▸ **INPUT MATERIAL**
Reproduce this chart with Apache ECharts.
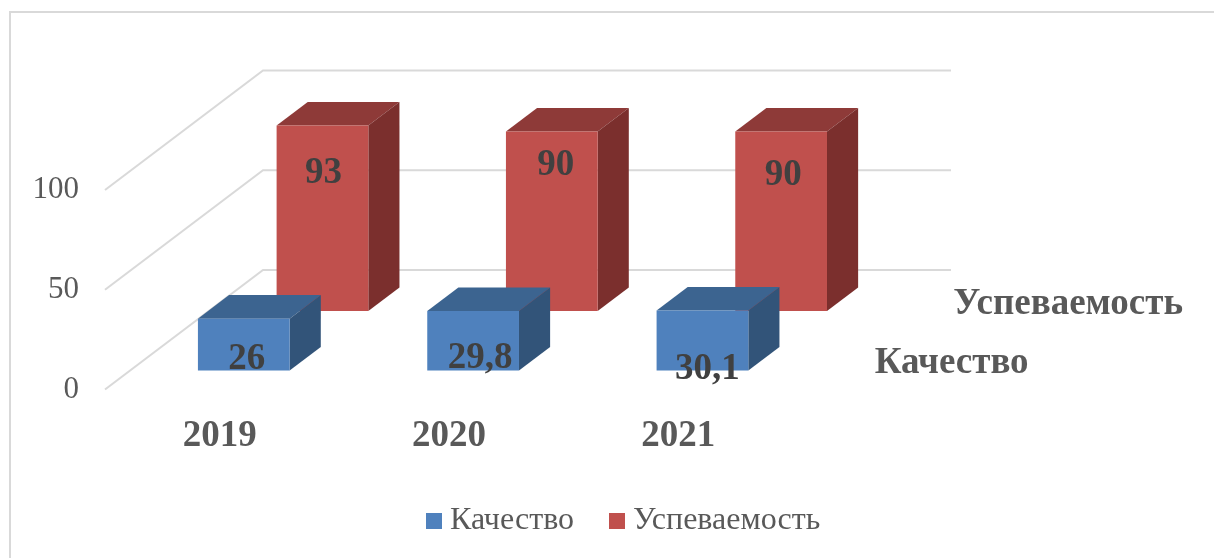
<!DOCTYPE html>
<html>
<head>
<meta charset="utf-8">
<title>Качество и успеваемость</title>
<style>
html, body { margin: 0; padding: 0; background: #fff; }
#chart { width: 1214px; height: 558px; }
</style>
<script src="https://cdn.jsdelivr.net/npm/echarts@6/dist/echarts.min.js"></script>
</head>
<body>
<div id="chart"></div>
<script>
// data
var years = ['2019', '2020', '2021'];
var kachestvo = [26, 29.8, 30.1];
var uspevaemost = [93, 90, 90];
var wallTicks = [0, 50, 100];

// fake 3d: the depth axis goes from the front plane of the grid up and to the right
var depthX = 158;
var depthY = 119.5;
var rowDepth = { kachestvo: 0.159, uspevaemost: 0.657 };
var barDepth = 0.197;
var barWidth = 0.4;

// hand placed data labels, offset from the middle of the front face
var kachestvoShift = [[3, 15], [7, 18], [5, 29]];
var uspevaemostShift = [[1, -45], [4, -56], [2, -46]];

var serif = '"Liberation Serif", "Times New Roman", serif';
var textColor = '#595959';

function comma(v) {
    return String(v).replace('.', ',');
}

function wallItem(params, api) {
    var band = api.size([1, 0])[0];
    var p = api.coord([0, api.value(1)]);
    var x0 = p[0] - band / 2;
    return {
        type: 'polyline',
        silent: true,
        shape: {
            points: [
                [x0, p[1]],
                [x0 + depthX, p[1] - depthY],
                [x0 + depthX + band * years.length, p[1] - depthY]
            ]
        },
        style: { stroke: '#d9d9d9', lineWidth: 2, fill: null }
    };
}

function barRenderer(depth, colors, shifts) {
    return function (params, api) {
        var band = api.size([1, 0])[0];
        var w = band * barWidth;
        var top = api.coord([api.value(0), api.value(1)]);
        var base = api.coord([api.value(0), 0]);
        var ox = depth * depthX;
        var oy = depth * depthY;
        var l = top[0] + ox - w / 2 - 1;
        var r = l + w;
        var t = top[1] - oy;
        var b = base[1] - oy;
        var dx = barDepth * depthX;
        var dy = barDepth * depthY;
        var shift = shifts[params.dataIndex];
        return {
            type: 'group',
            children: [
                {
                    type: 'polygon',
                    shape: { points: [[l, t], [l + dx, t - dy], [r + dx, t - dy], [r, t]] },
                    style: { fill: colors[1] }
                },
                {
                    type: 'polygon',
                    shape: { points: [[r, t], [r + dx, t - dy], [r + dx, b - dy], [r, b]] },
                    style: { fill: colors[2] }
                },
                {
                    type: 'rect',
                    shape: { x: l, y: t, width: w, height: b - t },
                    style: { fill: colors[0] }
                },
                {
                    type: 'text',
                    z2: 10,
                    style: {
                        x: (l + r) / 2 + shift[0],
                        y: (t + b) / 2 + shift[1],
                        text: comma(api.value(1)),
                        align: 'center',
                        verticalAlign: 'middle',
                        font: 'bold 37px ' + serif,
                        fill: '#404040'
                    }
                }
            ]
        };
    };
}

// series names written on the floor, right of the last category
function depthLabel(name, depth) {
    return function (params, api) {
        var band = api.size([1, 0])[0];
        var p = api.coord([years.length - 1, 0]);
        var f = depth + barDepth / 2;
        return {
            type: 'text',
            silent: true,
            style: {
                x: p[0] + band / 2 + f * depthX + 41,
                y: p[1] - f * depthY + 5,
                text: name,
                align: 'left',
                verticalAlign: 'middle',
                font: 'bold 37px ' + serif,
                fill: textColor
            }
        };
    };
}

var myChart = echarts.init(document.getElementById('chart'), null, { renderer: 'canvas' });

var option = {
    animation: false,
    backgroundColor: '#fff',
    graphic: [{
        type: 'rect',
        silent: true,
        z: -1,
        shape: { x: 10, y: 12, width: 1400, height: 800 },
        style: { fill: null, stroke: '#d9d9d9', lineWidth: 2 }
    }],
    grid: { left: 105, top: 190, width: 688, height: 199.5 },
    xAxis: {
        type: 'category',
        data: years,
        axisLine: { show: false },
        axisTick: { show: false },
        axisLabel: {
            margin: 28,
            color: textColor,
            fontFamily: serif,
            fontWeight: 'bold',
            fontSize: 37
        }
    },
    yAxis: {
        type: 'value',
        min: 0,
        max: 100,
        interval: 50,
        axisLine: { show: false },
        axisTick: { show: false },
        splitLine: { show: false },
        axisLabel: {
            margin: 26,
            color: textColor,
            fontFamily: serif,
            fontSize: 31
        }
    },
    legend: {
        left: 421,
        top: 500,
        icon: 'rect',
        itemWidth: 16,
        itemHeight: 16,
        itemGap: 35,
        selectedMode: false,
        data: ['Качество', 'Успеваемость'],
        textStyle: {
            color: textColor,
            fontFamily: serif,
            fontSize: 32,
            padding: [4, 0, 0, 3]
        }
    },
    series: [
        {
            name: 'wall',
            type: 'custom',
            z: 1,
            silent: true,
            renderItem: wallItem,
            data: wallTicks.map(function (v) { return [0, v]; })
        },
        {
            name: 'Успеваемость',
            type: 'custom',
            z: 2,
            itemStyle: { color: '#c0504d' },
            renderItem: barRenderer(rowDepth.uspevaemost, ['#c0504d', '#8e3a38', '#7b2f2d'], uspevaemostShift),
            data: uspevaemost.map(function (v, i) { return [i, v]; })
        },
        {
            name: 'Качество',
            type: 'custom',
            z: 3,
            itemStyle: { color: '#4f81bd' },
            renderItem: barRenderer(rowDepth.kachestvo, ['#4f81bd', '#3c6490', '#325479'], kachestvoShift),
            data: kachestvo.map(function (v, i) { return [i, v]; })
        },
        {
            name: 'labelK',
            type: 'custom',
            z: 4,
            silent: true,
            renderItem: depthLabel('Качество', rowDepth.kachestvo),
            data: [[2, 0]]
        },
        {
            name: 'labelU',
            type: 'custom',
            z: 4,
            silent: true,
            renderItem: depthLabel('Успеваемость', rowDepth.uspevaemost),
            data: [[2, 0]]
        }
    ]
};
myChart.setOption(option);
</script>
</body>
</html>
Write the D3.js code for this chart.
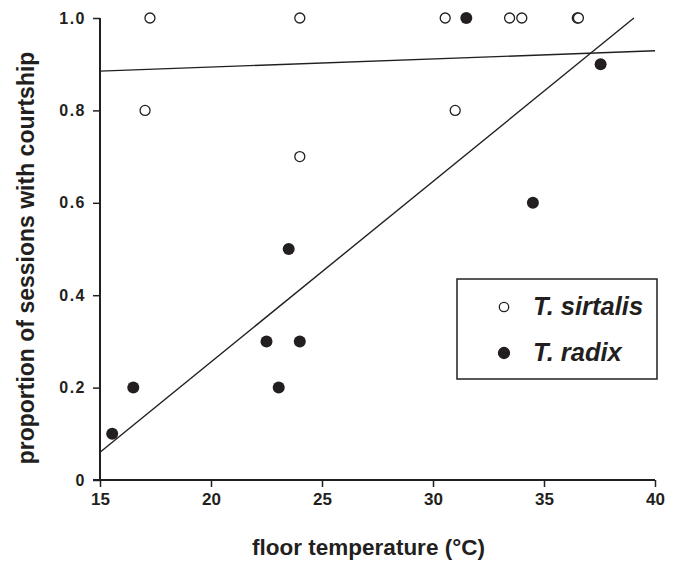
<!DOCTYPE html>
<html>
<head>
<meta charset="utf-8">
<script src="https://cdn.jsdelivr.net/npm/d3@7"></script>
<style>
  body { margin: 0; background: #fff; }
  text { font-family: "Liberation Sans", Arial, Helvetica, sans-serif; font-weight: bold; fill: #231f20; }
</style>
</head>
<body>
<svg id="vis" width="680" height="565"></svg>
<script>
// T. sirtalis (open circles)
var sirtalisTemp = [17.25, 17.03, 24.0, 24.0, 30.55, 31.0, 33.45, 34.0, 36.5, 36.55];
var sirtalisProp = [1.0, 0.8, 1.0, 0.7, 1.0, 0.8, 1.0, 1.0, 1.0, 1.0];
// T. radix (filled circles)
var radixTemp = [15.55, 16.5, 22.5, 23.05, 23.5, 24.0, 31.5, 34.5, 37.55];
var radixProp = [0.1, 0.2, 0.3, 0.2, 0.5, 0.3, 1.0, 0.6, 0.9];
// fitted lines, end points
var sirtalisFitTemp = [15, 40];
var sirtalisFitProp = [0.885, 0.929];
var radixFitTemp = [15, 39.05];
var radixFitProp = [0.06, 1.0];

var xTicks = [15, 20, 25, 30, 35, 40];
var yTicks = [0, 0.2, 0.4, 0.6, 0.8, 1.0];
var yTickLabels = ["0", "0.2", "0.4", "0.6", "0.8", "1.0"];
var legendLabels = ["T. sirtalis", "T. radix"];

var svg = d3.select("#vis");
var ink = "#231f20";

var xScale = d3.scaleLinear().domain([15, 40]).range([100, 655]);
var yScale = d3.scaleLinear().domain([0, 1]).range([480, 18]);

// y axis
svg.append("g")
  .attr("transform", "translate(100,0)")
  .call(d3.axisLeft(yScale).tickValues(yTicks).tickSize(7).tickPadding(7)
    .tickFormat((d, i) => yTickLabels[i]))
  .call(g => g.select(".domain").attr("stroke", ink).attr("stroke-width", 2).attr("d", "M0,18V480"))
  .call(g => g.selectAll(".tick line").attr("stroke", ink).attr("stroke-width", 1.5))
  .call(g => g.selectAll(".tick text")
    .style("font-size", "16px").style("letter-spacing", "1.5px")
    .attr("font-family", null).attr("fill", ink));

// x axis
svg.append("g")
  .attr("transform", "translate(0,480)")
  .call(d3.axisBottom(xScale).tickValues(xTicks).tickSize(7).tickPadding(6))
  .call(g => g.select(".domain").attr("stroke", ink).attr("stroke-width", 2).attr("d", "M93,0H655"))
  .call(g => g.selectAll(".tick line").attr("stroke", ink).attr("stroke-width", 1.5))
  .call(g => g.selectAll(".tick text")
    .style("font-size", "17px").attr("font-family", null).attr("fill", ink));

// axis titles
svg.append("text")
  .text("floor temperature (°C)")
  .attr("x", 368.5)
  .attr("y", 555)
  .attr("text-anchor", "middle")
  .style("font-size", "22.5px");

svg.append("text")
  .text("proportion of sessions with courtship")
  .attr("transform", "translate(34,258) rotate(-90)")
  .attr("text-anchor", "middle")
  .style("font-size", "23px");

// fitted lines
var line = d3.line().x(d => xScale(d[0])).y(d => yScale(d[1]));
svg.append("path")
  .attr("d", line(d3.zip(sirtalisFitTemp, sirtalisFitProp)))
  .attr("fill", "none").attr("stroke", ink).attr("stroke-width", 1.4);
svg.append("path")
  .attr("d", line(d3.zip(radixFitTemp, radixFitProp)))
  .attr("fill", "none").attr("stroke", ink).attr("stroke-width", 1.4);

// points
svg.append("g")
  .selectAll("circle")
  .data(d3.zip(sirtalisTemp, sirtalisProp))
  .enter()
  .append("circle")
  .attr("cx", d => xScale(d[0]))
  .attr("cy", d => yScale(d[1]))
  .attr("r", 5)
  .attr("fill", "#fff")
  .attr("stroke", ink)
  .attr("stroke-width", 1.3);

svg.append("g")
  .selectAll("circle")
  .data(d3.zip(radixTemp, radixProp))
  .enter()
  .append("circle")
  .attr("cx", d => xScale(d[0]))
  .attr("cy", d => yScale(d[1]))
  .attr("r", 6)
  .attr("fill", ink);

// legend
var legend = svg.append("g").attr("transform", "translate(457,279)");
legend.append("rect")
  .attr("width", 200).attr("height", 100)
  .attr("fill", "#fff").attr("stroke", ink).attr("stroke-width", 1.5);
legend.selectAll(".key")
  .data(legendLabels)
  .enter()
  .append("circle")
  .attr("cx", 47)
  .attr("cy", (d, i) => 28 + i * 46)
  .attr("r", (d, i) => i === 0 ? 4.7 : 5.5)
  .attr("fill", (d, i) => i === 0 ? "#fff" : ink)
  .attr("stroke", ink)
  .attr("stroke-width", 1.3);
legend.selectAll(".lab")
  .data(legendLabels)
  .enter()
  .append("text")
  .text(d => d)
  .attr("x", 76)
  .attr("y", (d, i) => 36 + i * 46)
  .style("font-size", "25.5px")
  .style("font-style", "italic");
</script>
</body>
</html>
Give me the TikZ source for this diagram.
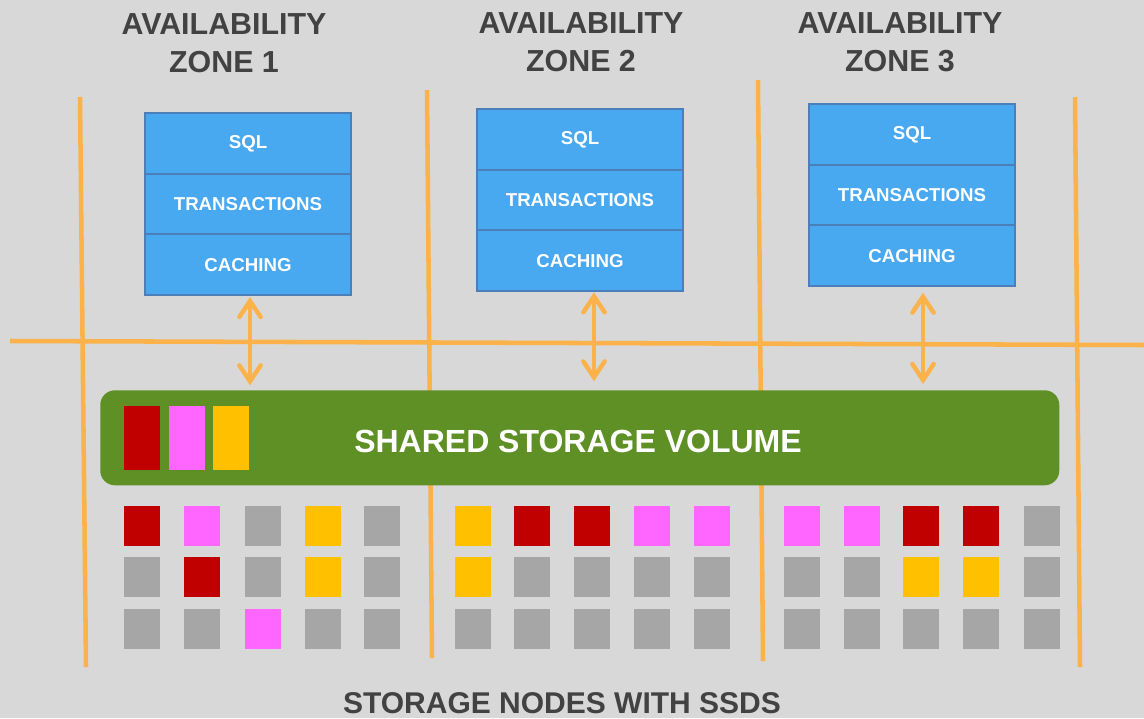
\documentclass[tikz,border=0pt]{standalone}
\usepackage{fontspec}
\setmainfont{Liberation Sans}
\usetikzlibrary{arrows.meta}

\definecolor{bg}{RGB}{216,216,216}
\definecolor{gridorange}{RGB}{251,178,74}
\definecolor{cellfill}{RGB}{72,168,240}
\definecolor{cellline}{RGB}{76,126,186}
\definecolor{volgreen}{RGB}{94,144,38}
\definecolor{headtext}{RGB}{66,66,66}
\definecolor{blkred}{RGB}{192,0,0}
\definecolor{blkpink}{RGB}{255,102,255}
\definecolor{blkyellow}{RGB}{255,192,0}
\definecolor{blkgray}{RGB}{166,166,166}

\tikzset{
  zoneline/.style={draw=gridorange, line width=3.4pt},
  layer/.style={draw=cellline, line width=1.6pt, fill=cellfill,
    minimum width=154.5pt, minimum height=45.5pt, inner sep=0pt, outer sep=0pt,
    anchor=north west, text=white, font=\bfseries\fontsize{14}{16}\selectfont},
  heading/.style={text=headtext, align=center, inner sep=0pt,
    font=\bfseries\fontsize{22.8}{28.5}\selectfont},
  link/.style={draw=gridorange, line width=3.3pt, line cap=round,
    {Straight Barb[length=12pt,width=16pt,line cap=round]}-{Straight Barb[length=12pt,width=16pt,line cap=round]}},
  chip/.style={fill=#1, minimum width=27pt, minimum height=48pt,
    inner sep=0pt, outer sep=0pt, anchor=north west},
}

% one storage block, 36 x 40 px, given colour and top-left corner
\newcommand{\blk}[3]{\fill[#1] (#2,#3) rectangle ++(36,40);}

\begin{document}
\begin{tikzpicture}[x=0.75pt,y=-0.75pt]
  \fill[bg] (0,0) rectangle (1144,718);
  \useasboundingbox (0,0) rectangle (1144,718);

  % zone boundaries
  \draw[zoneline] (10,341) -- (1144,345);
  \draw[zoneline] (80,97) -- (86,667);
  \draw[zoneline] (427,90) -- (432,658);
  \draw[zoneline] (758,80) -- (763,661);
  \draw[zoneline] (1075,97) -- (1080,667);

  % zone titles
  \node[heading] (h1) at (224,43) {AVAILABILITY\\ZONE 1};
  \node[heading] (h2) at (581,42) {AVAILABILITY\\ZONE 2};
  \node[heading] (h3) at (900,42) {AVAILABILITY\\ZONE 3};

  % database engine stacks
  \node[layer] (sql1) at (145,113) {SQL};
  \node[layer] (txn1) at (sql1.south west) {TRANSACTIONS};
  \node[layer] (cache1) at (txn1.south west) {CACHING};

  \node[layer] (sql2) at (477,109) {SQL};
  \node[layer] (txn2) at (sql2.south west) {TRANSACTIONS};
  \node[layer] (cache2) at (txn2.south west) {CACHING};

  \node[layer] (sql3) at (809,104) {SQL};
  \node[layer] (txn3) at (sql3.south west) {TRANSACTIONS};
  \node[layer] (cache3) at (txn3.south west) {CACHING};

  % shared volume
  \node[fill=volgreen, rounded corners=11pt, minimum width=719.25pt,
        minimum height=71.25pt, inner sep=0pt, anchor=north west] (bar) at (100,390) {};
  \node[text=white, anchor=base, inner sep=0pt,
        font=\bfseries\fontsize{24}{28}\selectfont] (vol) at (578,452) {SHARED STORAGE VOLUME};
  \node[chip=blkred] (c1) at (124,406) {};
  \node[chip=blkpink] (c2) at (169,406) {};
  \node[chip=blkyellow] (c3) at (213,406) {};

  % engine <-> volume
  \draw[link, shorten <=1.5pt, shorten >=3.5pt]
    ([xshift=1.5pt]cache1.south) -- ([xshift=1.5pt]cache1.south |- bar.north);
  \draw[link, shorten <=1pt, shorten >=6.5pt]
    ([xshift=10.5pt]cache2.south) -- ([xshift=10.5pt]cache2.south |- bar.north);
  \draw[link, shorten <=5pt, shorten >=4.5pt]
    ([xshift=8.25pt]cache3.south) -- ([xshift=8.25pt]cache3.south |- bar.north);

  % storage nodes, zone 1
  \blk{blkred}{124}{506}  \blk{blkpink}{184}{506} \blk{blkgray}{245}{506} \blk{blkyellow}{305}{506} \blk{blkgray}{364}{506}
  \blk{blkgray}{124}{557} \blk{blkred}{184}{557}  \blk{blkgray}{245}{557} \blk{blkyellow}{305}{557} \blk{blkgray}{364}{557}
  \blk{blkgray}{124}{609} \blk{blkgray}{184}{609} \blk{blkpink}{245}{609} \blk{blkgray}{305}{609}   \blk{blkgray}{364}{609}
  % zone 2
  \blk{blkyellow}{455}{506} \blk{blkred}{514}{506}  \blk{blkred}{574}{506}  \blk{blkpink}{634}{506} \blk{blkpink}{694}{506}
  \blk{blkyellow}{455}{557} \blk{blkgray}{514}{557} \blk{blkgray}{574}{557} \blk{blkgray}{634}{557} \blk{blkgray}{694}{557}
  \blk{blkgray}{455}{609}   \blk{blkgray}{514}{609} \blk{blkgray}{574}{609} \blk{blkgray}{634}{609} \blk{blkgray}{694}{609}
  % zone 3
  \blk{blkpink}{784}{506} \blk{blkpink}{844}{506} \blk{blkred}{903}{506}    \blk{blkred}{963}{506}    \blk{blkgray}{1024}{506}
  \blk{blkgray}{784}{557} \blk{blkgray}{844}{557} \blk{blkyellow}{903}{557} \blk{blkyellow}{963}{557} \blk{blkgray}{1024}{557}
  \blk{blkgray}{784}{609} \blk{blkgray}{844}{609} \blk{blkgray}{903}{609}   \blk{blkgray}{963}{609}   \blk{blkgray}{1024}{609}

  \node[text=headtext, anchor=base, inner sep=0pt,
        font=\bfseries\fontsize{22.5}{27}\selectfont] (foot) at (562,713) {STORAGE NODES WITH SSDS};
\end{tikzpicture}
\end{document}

▸ **WHAT THIS TASK INVOLVES**
Without any pictures, reproduce the lines from the first one in the material through the line that has "var wallTicks = [0, 50, 100];", exactly as they appear.

▸ **WRITTEN RESPONSE**
Reproduce this chart with Apache ECharts.
<!DOCTYPE html>
<html>
<head>
<meta charset="utf-8">
<title>Качество и успеваемость</title>
<style>
html, body { margin: 0; padding: 0; background: #fff; }
#chart { width: 1214px; height: 558px; }
</style>
<script src="https://cdn.jsdelivr.net/npm/echarts@6/dist/echarts.min.js"></script>
</head>
<body>
<div id="chart"></div>
<script>
// data
var years = ['2019', '2020', '2021'];
var kachestvo = [26, 29.8, 30.1];
var uspevaemost = [93, 90, 90];
var wallTicks = [0, 50, 100];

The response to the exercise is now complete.